Think not of them, thou hast thy music too,—
While barred clouds bloom the soft-dying day,
And touch the stubble plains with rosy hue;
Then in a wailful choir the small gnats mourn
Among the river sallows, borne aloft
Or sinking as the light wind lives or dies;
And full-grown lambs loud bleat from hilly bourn;
Hedge-crickets sing; and now with treble soft
The red-breast whistles from a garden-croft;
And gathering swallows twitter in the skies.
Keats, intensity and overbite in evidence.
I've always considered an overbite quite sexy. Consider the possibilities.

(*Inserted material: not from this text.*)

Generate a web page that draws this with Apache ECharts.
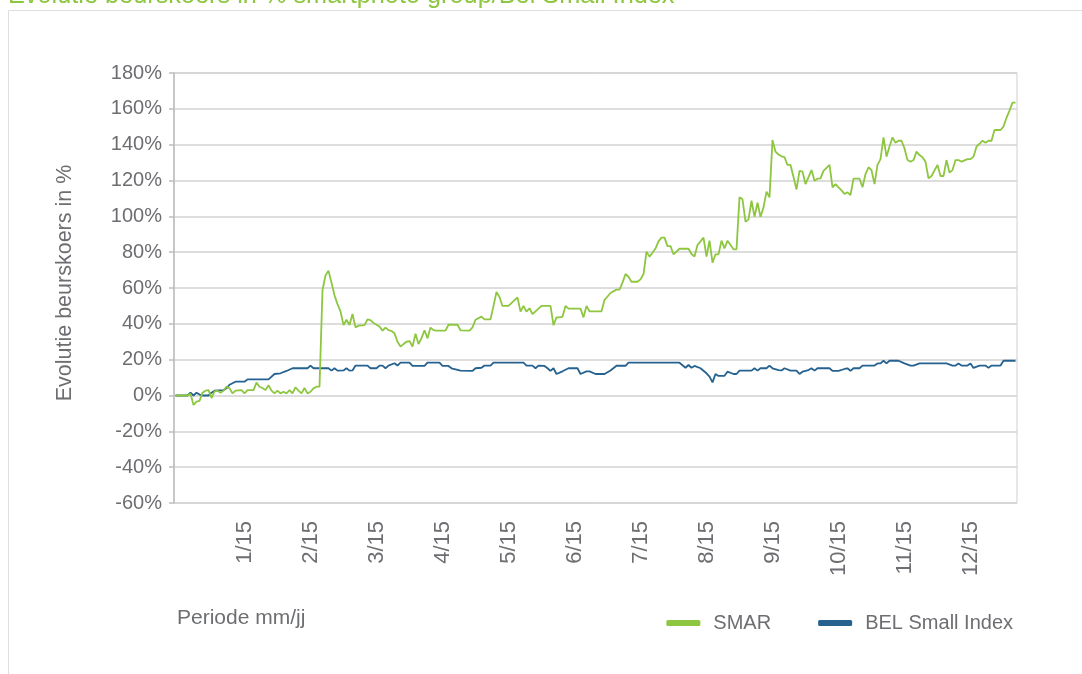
<!DOCTYPE html>
<html lang="nl">
<head>
<meta charset="utf-8" />
<title>Evolutie beurskoers</title>
<script src="https://cdn.jsdelivr.net/npm/echarts@6/dist/echarts.min.js"></script>
<style>
  html, body { margin: 0; padding: 0; background: #fff; }
  #box { width: 1082px; height: 674px; }
</style>
</head>
<body>
<div id="box"></div>
<script>
    var FONT = 'Liberation Sans';
    var GREY = '#6d6e71';

    // handelsdagen (index) en maandlabels
    var dayCount = 281;
    var tickDays = [23, 45, 67, 89, 111, 133, 155, 177, 199, 221, 243, 265];
    var tickLabels = ['1/15', '2/15', '3/15', '4/15', '5/15', '6/15', '7/15', '8/15', '9/15', '10/15', '11/15', '12/15'];

    // SMAR: dag-index en evolutie in %
    var smarDay = [0, 4, 5, 6, 7, 8, 9, 10, 11, 12, 13, 14, 15, 16, 17, 18, 19, 20, 22, 23, 24, 26, 27, 28, 29, 30,
        31, 32, 33, 34, 35, 36, 37, 38, 39, 40, 41, 42, 43, 44, 45, 46, 47, 48, 49, 50, 51, 52, 53, 54, 55, 56,
        57, 58, 59, 60, 61, 63, 64, 65, 66, 67, 68, 69, 70, 71, 72, 73, 74, 75, 76, 77, 78, 79, 80, 81, 82, 83,
        84, 85, 86, 87, 90, 91, 94, 95, 98, 99, 100, 102, 103, 105, 106, 107, 108, 109, 111, 114, 115, 116, 117,
        118, 119, 122, 125, 126, 127, 128, 129, 130, 131, 135, 136, 137, 138, 142, 143, 145, 147, 148, 149, 150,
        151, 152, 154, 155, 156, 157, 158, 159, 160, 161, 162, 163, 164, 165, 166, 168, 171, 172, 173, 174, 175,
        176, 177, 178, 179, 180, 181, 182, 183, 184, 185, 186, 187, 188, 189, 190, 191, 192, 193, 194, 195, 196,
        197, 198, 199, 200, 201, 202, 203, 204, 205, 206, 207, 208, 209, 210, 212, 213, 214, 215, 216, 217, 218,
        219, 220, 221, 222, 223, 224, 225, 226, 228, 229, 230, 231, 232, 233, 234, 235, 236, 237, 238, 239, 240,
        241, 242, 243, 244, 245, 246, 247, 248, 249, 250, 251, 252, 254, 255, 256, 257, 258, 259, 260, 261, 262,
        264, 265, 266, 267, 268, 269, 270, 271, 272, 273, 275, 276, 277, 278, 279, 280];
    var smarVal = [0, 0, 1, -5.3, -3.4, -3, 1.6, 2.7, 3, -1.4, 2.3, 2.7, 1.6, 2.7, 5, 4, 1.2, 2.7, 3, 1.2, 3, 3, 7.2, 4.9, 4.2, 3,
        5.7, 2.7, 1.2, 2.7, 1.2, 2.1, 1.2, 3, 1.2, 4.6, 2.7, 1.2, 4.2, 1.2, 2.1, 4, 4.9, 4.9, 58.9, 67, 69.7, 63, 56, 51, 47, 39.3,
        42.3, 39.3, 45.5, 38, 39, 39.3, 42.5, 42.1, 40.5, 39.5, 38.5, 36.2, 37.9, 36.5, 36, 34.7, 30, 27.3, 28.7, 30, 30.4, 27.3, 34.5, 28.7, 32, 36.4,
        31.9, 37.9, 36.5, 36.2, 36.2, 39.5, 39.5, 36.4, 36.2, 38, 42.3, 44, 42.5, 42.5, 50, 57.8, 55, 50, 50, 54.8, 46.8, 50, 46.8,
        48.7, 45.4, 50, 50, 39.2, 43.6, 43.6, 44, 50, 48.5, 48.5, 43.6, 50, 47, 47, 53.3, 57.2, 59.1, 59.1, 63, 67.8,
        66.3, 63.5, 63.5, 64.8, 67.8, 80.3, 77.5, 79.7, 82, 86, 88.1, 88.1, 83.4, 83.4, 78.8, 81.9, 81.9, 79, 77.5, 84, 86,
        88.1, 77.5, 86.4, 74.1, 78.8, 78.8, 86.4, 82.1, 86.4, 84, 81.6, 81.6, 110.6, 109.5, 97, 98.3, 108.7, 99.8, 107.6, 99.8, 105,
        113.8, 110.6, 142.6, 136.1, 134.5, 133.5, 133, 128.7, 128.7, 122, 115, 125.4, 124.9, 118, 125.8, 119.9, 121, 121.2, 125.4, 127, 128.7,
        116.2, 118, 116.2, 114.5, 112.5, 113.4, 111.9, 121, 121, 116.2, 123.6, 127.4, 125.8, 118, 128.7, 131.9, 144.1, 133.3, 139, 144.1, 141.1,
        142.2, 142.2, 137.9, 131.4, 130.5, 131.4, 136.1, 134.2, 133, 130.5, 121.2, 122.5, 128.7, 122.5, 122.5, 131.4, 124.4, 125.8, 131.4, 131.4, 130.5,
        131.9, 131.9, 133.3, 138.9, 140.5, 142.2, 141.1, 142.2, 142.2, 148.2, 148.2, 150.1, 155, 159, 163.5, 163.5];

    // BEL Small Index: dag-index en evolutie in %
    var belDay = [0, 4, 5, 6, 7, 8, 9, 11, 12, 13, 16, 17, 18, 20, 23, 24, 31, 33, 35, 37, 39, 44, 45, 46, 51, 52, 53, 54,
        56, 57, 58, 59, 60, 64, 65, 67, 68, 69, 70, 71, 73, 74, 75, 78, 79, 83, 84, 88, 89, 91, 92, 95, 99, 100, 102,
        103, 105, 106, 116, 117, 119, 120, 121, 123, 124, 125, 126, 127, 129, 131, 134, 135, 137, 138, 140, 143, 145,
        147, 150, 151, 168, 170, 171, 172, 173, 175, 177, 178, 179, 180, 181, 183, 184, 186, 187, 188, 192, 193, 194,
        195, 197, 198, 199, 201, 202, 203, 205, 207, 208, 209, 211, 212, 213, 214, 218, 219, 221, 223, 224, 225, 226,
        228, 229, 233, 234, 235, 236, 237, 238, 241, 243, 245, 246, 248, 257, 259, 260, 261, 262, 264, 265, 266, 268,
        270, 271, 272, 275, 276, 280];
    var belVal = [0, 0, 1.6, 0, 1.6, 0.5, 0, 0, 1.6, 2.7, 3, 4, 6, 7.7, 7.7, 9, 9, 12, 12.4, 13.7, 15.2, 15.2, 16.7, 15.2, 15.2, 13.9, 15.2, 13.9,
        14, 15.2, 13.9, 14, 16.7, 16.7, 15.2, 15.2, 16.7, 16.7, 15.2, 16.7, 18, 16.7, 18.3, 18.3, 16.5, 16.5, 18.3, 18.3, 16.5, 16.5, 15.2, 13.9, 13.7, 15.2, 15.5,
        16.7, 16.7, 18.3, 18.3, 16.7, 16.7, 15.2, 16.7, 16.5, 15.2, 13.7, 15.2, 12, 13.5, 15.2, 15.2, 12, 13.5, 13.5, 12, 12, 14,
        16.6, 16.6, 18.3, 18.3, 15.5, 17, 15.5, 16.5, 15.2, 12.4, 10.5, 7.3, 12, 10.9, 11, 13.3, 12, 12, 13.9, 13.9, 15.2, 13.9,
        15.2, 15.2, 16.7, 15.2, 14.2, 14, 15.2, 13.9, 13.9, 12, 13.3, 14.2, 15.2, 13.9, 15.2, 15.2, 13.7, 13.7, 14.8, 15.2, 13.7, 15.2,
        15.2, 16.7, 16.7, 17.9, 17.9, 19.4, 17.9, 19.4, 19.4, 17.9, 16.7, 16.7, 17.9, 17.9, 16.7, 16.7, 17.9, 16.7, 16.7, 17.9, 15.4, 16.7,
        16.7, 15.4, 16.7, 16.7, 19.4, 19.4];

    var days = [];
    for (var i = 0; i < dayCount; i++) days.push(String(i));

    function pairs(d, v) {
        var out = [];
        for (var k = 0; k < d.length; k++) out.push([d[k], v[k]]);
        return out;
    }

    var myChart = echarts.init(document.getElementById('box'), null, { renderer: 'canvas' });
    var option = {
        animation: false,
        backgroundColor: '#fff',
        textStyle: { fontFamily: FONT },
        graphic: [
            {   // kader
                type: 'rect', z: -10, silent: true,
                shape: { x: 8.5, y: 10.5, width: 1200, height: 800 },
                style: { fill: 'none', stroke: '#dedede', lineWidth: 1 }
            },
            {   // titel (bovenaan afgesneden)
                type: 'text', left: 8, top: -16,
                style: { text: 'Evolutie beurskoers in % smartphoto group/Bel Small Index',
                    font: '25.3px ' + FONT, fill: '#8dc63f' }
            },
            {
                type: 'text', left: 177, top: 608,
                style: { text: 'Periode mm/jj', font: '21px ' + FONT, fill: GREY }
            }
        ],
        legend: {
            right: 64,
            top: 608,
            itemWidth: 34,
            itemHeight: 6,
            itemGap: 47,
            icon: 'roundRect',
            textStyle: { fontSize: 20, color: GREY, fontFamily: FONT, padding: [0, 0, 0, 8] },
            data: ['SMAR', 'BEL Small Index']
        },
        grid: {
            left: 174, right: 65, top: 73, bottom: 171,
            show: true, borderColor: '#cfcfcf', borderWidth: 1
        },
        xAxis: {
            type: 'category',
            data: days,
            boundaryGap: true,
            axisLine: { show: false },
            axisTick: { show: false },
            axisLabel: {
                rotate: 90,
                margin: 18,
                fontSize: 22,
                color: GREY,
                interval: function (idx) { return tickDays.indexOf(idx) >= 0; },
                formatter: function (v, idx) { return tickLabels[tickDays.indexOf(idx)]; }
            },
            splitLine: { show: false }
        },
        yAxis: {
            type: 'value',
            min: -60, max: 180, interval: 20,
            name: 'Evolutie beurskoers in %',
            nameLocation: 'middle',
            nameGap: 98,
            nameTextStyle: { fontSize: 21.5, color: GREY, fontFamily: FONT, padding: [0, 0, 0, 10] },
            axisLine: { show: true, lineStyle: { color: '#bdbdbd', width: 1.5 } },
            axisTick: { show: true, length: 5, lineStyle: { color: '#bdbdbd', width: 1.5 } },
            axisLabel: { formatter: '{value}%', fontSize: 20, color: GREY, margin: 12 },
            splitLine: { lineStyle: { color: '#d2d2d2', width: 1.5 } }
        },
        series: [
            {
                name: 'SMAR',
                type: 'line',
                showSymbol: false,
                color: '#8dc63f',
                lineStyle: { width: 1.8, color: '#8dc63f' },
                data: pairs(smarDay, smarVal),
                z: 3
            },
            {
                name: 'BEL Small Index',
                type: 'line',
                showSymbol: false,
                color: '#25628f',
                lineStyle: { width: 1.8, color: '#25628f' },
                data: pairs(belDay, belVal),
                z: 2
            }
        ]
    };
    myChart.setOption(option);
</script>
</body>
</html>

Posted by: Molly Arden | September 24, 2009 at 10:53 AM
Dear L: Did you see the movie? Is it any good? I loved Keats as a youth, but I have mixed feelings now. I remember going to the Keats-Shelley Memorial, in 1966, which was next to the Spanish Steps in Rome. A lock of Keats's hair was on exhibit. I assume it's all still there.
Posted by: terence winch | September 26, 2009 at 02:27 PM
I haven't seen the movie yet. I'm cheap, so I'll probably wait until it's on Netflix.
I think Keats, being so young himself, speaks most eloquently to the young. I still love him, but the love is more nostalgic...God, that makes me sound like I'm a hundred and five.